Doug Dowd - Bologna, Italia
2006-10-19

Dear Friends,

This is neither my first Letter from Bologna nor the last; but it is the first from me that will be followed by who knows how many others, but not by my return to my sweet Frisco (as we are not supposed to call it).

In this first ex-pat note, as in most of those to follow, I will take up some personal matters and go on to broader questions, dealing with Italy and/or US and global matters.

So here we are, and, although exhausted by the flight and the screw-ups at connections, etc., we are pleased to be here.

Bologna (where I live) and Modena (where I work), my two main hang-outs in Italy, are not just not in the USA; in some ways, they're not just being in Italy. Like many other spots in this lovely country, both have their own identity — not just Italian, but bolognese or modenese. Among the many things they share with most of Italy, are the processes and content of eating. (In this regard, see my commentary on "The Italians" of a few years ago [in And It's Each for Himself..., 2001]).

It is often difficult to know whether the bolognese like to eat so much as an excuse to talk even more, or vice versa. Whatever. The process is to be at a table with as many loved/liked ones (at the same time) and to take as long as possible, the minimum being 4–5 hours, made more than tolerable by really good food and wine.

Last Sunday serves as an example. We (including our new little dog Albertino) had lunch with a large handful of friends at a very good (but not very expensive) spot a few steps from our apartment. We began 12:30 and ended at about 6:30 — just in time to grab a taxi and get to dinner at another friend's house — two different gnocchi's, a salad, and four cheeses, a marvelous red wine, and several ice creams. Then, finally, home to bed.

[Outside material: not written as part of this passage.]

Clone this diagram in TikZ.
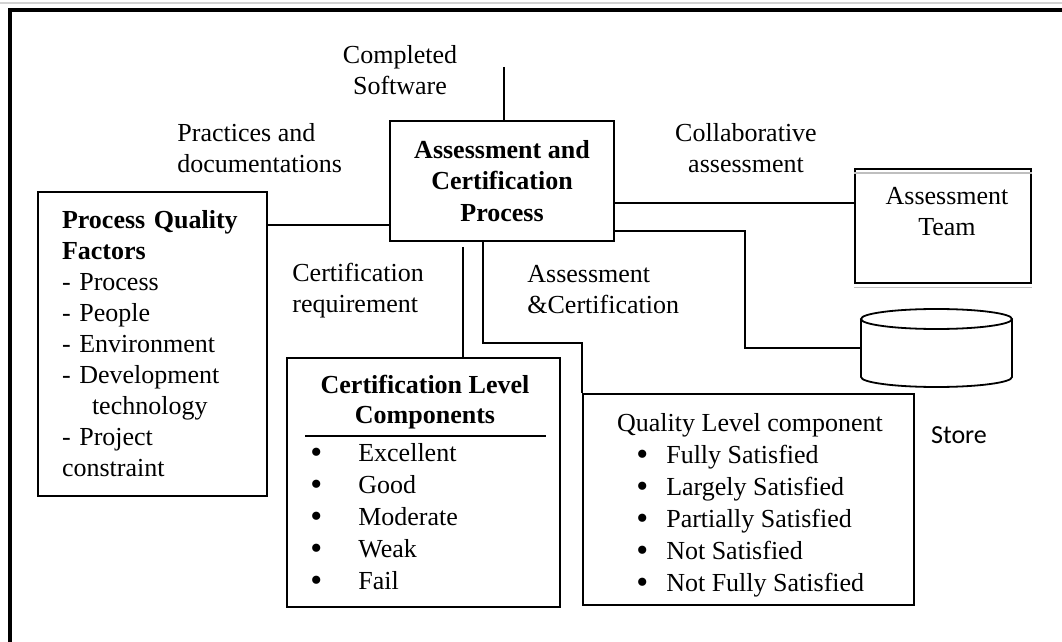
\documentclass[tikz,border=0pt]{standalone}
\usepackage{fontspec}
\setmainfont{Liberation Serif}
\newfontfamily\storefont{Carlito}

% list bullet, a bit heavier than the text one
\newcommand{\blt}{\raisebox{-0.8pt}{\fontsize{17}{16}\selectfont •}}

\tikzset{
  box/.style={draw, line width=0.9pt, inner sep=0pt},
  wire/.style={line width=0.9pt},
  lbl/.style={inner sep=0pt, align=left},
}

\begin{document}
\begin{tikzpicture}[x=0.5pt, y=-0.5pt, font=\fontsize{13}{15.5}\selectfont]
\useasboundingbox (0,0) rectangle (1062,642);

% page frame
\draw[gray!35, line width=1pt] (0,3) -- (1062,3);
\draw[line width=2.4pt] (10,642) -- (10,10) -- (1062,10);

% main process
\node[box, minimum width=112pt, minimum height=60pt, align=center,
  font=\fontsize{13}{15.75}\selectfont\bfseries] (acp) at (502,181)
  {Assessment and\\Certification\\Process};

% process quality factors
\node[box, inner xsep=12pt, text width=90.5pt, minimum height=152pt, align=left] (pqf) at (152.5,344)
  {\textbf{Process Quality}\\\textbf{Factors}\\- Process\\- People\\- Environment\\- Development\\
   \hspace*{15pt}technology\\- Project\\constraint};

% assessment team
\node[box, minimum width=88pt, minimum height=57pt] (team) at (943,226) {};
\node[lbl, align=center] (teamT) at (947,212) {Assessment\\Team};
\draw[gray!50, line width=0.6pt] ([yshift=-2.5pt]team.north west) -- ([yshift=-2.5pt]team.north east);
\draw[gray!50, line width=0.6pt] ([yshift=-2pt]team.south west) -- ([yshift=-2pt]team.south east);

% store
\draw[wire] (861,319) -- (861,377) arc[start angle=180, end angle=360, x radius=37.75pt, y radius=5pt] -- (1012,319);
\draw[wire] (936.5,319) ellipse [x radius=37.75pt, y radius=5pt];
\coordinate (store) at (861,348);
\node[inner sep=0pt, font=\storefont\fontsize{13}{15.5}\selectfont] (storeT) at (959,435) {Store};

% certification levels
\node[box, minimum width=136.5pt, minimum height=124.5pt] (cert) at (423.5,482.5) {};
\node[lbl, align=center, font=\fontsize{13}{15}\selectfont\bfseries] (certT) at (425,402)
  {Certification Level\\Components};
\draw[wire] (305,436) -- (546,436);
\node[lbl, anchor=north west] (certL) at (310,439)
  {\fontsize{13}{16}\selectfont\begin{tabular}{@{}l@{\hspace{18pt}}l@{}}
   \blt & Excellent\\ \blt & Good\\ \blt & Moderate\\ \blt & Weak\\ \blt & Fail
   \end{tabular}};

% quality levels
\node[box, minimum width=165.5pt, minimum height=105.5pt] (qlc) at (748.5,499.5) {};
\node[lbl] (qlcT) at (750,425) {Quality Level component};
\node[lbl, anchor=north west] (qlcL) at (636,441)
  {\fontsize{13}{16}\selectfont\begin{tabular}{@{}l@{\hspace{9pt}}l@{}}
   \blt & Fully Satisfied\\ \blt & Largely Satisfied\\ \blt & Partially Satisfied\\
   \blt & Not Satisfied\\ \blt & Not Fully Satisfied
   \end{tabular}};

% labels
\node[lbl, align=center] (cs) at (400,70) {Completed\\Software};
\node[lbl, anchor=west] (pd) at (177,148) {Practices and\\documentations};
\node[lbl, align=center] (ca) at (746,148) {Collaborative\\assessment};
\node[lbl, anchor=west] (cr) at (292,291) {Certification\\requirement};
\node[lbl, anchor=west] (ac) at (527,290) {Assessment\\\&Certification};

% links
\coordinate (sw) at (504,67);
\draw[wire] (sw) -- (sw |- acp.north);
\draw[wire] (pqf.east |- 0,225) -- (acp.west |- 0,225);
\draw[wire] (acp.east |- 0,203) -- (team.west |- 0,203);
\draw[wire] (acp.east |- 0,231) -| (745,348) -- (store);
\coordinate (crq) at (463,247);
\draw[wire] (crq) -- (crq |- cert.north);
\draw[wire] (acp.south -| 483,0) |- (qlc.west |- 0,343) -- (qlc.north west);

\end{tikzpicture}
\end{document}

All of that while, nearby in the main square of Bologna (with its statue of Neptune, huge, naked of course, and situated just so the spotlights on it cast a shadow of his you-know-what on the adjoining library wall). Bologna is the San Francisco of Italy (or vice versa), in terms of its politics (it is seen as the buckle on the "Red Belt of Italy"), and its being the most comfortable for whatever sexual life one lives; and as well, it's where the first western university emerged (in the tenth century). Bologna's unofficial motto translates to "fat and wise."

Exhausted though I was, I gave my first class a few days after our battered arrival. All of Modena's university buildings are old, the youngest being eighteenth century. My class was on the fourth floor of such a building in a large auditorium: no elevator, no microphone. Almost, after 90 minutes, no Doug — in that they almost had to carry me out at the end, gasping for breath.

Since then I have had a ground floor, with mike in place, to strut my stuff.

Although my class is officially a seminar, there are about 40 students, in their second university year. In my teaching here over the years, two characteristics stand out: (1) the students are better- educated than their U.S. counterparts, and (2) they are very shy about speaking up in class. It usually takes me five or six meetings to get any questions and discussions. And then they are very good. The class this year will be two semesters focusing on the materials we have been discussing in our San Francisco classes recently: At the Cliff's Edge (now fully available in a new and finely version on this site, edited by our computer whiz Michael Slaughter).

A nice story: Attending last week's class was a student from three years ago. He had just gone through his tesi exam. A tesi is what we call a thesis, and, in Italy, after four years of university classes, one must write a substantial thesis (easily the equivalent of a master's thesis in the USA), and defend it in front of an auditorium filled with moms and pops and friends, answering the questions of a platoon of profs.

To my study, this week, after his tesi exam, came one of my students from the past. He had written an excellent thesis on the impact of world war on nearby Reggio Emilia (his home town). I remembered him well, because of his tesina (term paper) in my class. It was on "The background and nature of free jazz." (What kinda crazy course was that, Prof Dowd?) Michele was/is himself a classical french horn player; now a member of a regional orchestra and working for peanuts. I learned a lot about "free jazz" from him; he says he learned a lot about what's wrong with the woild from me. Mutual fan club.

As for that "woild": Italy's part in it couldn't be as foul as that of the USA: of course not, it hasn't the power. But it's in trouble — as are, I hasten to add, all of the nations of Europe. All of the economies are drooping, all of their governments are rife with unresolvable (by them) conflicts of all sort; all of them are increasingly faced with rising racial/religious/cultural conflicts which none of them has the power/inclination/ability to resolve, whether violently or peaceably. Meanwhile, to one degree or another, all of them are caught up in the need to get into always deeper do-do with the USA (economically, militarily...) or to find some ways to work together to become increasingly independent of the USA. None of them has found ways yet to avoid further entanglement or to work toward genuine independence from the USA and cooperation with each other.

In consequence, as a steady look at the news from Europe will show, there is not a single government in Europe which is not made up of eternally squalling, feckless, and unstable equivalent of U.S. House and Senate and White House.

Concerning all of which, more in my next epistle. Meanwhile, as I write, Albertino is gnawing at my feet and at the computer wires, signifying either hunger or anger (or both).